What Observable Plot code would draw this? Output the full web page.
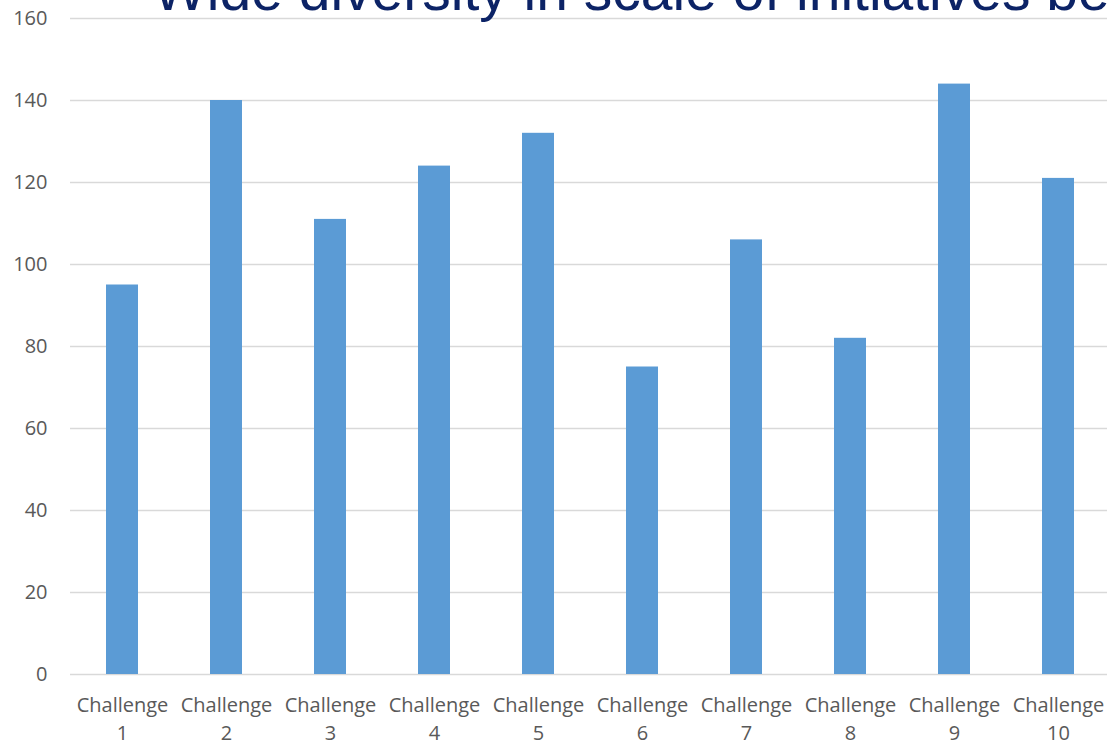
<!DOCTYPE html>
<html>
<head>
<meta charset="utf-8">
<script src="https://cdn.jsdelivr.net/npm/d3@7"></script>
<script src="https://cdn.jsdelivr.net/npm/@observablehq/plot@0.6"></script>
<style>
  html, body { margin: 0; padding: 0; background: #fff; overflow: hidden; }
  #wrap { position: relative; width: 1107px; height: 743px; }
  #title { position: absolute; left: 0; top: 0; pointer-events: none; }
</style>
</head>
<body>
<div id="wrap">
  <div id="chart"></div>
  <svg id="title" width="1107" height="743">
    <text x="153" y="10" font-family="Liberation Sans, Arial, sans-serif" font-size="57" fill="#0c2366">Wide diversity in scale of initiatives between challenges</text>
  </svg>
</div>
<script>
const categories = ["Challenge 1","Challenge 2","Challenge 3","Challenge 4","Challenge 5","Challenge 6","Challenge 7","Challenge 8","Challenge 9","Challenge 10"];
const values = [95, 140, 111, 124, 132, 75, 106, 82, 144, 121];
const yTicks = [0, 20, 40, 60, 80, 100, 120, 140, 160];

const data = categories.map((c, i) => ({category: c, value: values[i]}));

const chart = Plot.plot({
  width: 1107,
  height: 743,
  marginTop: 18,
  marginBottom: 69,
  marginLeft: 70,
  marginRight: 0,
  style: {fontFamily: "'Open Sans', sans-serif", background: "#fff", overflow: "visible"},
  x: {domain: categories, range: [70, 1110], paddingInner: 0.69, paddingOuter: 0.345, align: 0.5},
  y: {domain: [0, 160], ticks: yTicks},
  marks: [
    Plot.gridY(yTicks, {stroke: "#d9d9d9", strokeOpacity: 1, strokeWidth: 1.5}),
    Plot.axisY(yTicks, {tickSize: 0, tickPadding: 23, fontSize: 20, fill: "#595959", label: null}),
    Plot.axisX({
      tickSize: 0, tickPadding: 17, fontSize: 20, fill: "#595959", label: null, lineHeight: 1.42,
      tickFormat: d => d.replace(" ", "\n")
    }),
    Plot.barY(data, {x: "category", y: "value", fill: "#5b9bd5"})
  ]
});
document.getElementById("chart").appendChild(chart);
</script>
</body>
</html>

· · · · ·

#### [What is being asked]
Copy out the data above exactly, except the pictures.

#### [Completed task]
What Observable Plot code would draw this? Output the full web page.
<!DOCTYPE html>
<html>
<head>
<meta charset="utf-8">
<script src="https://cdn.jsdelivr.net/npm/d3@7"></script>
<script src="https://cdn.jsdelivr.net/npm/@observablehq/plot@0.6"></script>
<style>
  html, body { margin: 0; padding: 0; background: #fff; overflow: hidden; }
  #wrap { position: relative; width: 1107px; height: 743px; }
  #title { position: absolute; left: 0; top: 0; pointer-events: none; }
</style>
</head>
<body>
<div id="wrap">
  <div id="chart"></div>
  <svg id="title" width="1107" height="743">
    <text x="153" y="10" font-family="Liberation Sans, Arial, sans-serif" font-size="57" fill="#0c2366">Wide diversity in scale of initiatives between challenges</text>
  </svg>
</div>
<script>
const categories = ["Challenge 1","Challenge 2","Challenge 3","Challenge 4","Challenge 5","Challenge 6","Challenge 7","Challenge 8","Challenge 9","Challenge 10"];
const values = [95, 140, 111, 124, 132, 75, 106, 82, 144, 121];
const yTicks = [0, 20, 40, 60, 80, 100, 120, 140, 160];

const data = categories.map((c, i) => ({category: c, value: values[i]}));

const chart = Plot.plot({
  width: 1107,
  height: 743,
  marginTop: 18,
  marginBottom: 69,
  marginLeft: 70,
  marginRight: 0,
  style: {fontFamily: "'Open Sans', sans-serif", background: "#fff", overflow: "visible"},
  x: {domain: categories, range: [70, 1110], paddingInner: 0.69, paddingOuter: 0.345, align: 0.5},
  y: {domain: [0, 160], ticks: yTicks},
  marks: [
    Plot.gridY(yTicks, {stroke: "#d9d9d9", strokeOpacity: 1, strokeWidth: 1.5}),
    Plot.axisY(yTicks, {tickSize: 0, tickPadding: 23, fontSize: 20, fill: "#595959", label: null}),
    Plot.axisX({
      tickSize: 0, tickPadding: 17, fontSize: 20, fill: "#595959", label: null, lineHeight: 1.42,
      tickFormat: d => d.replace(" ", "\n")
    }),
    Plot.barY(data, {x: "category", y: "value", fill: "#5b9bd5"})
  ]
});
document.getElementById("chart").appendChild(chart);
</script>
</body>
</html>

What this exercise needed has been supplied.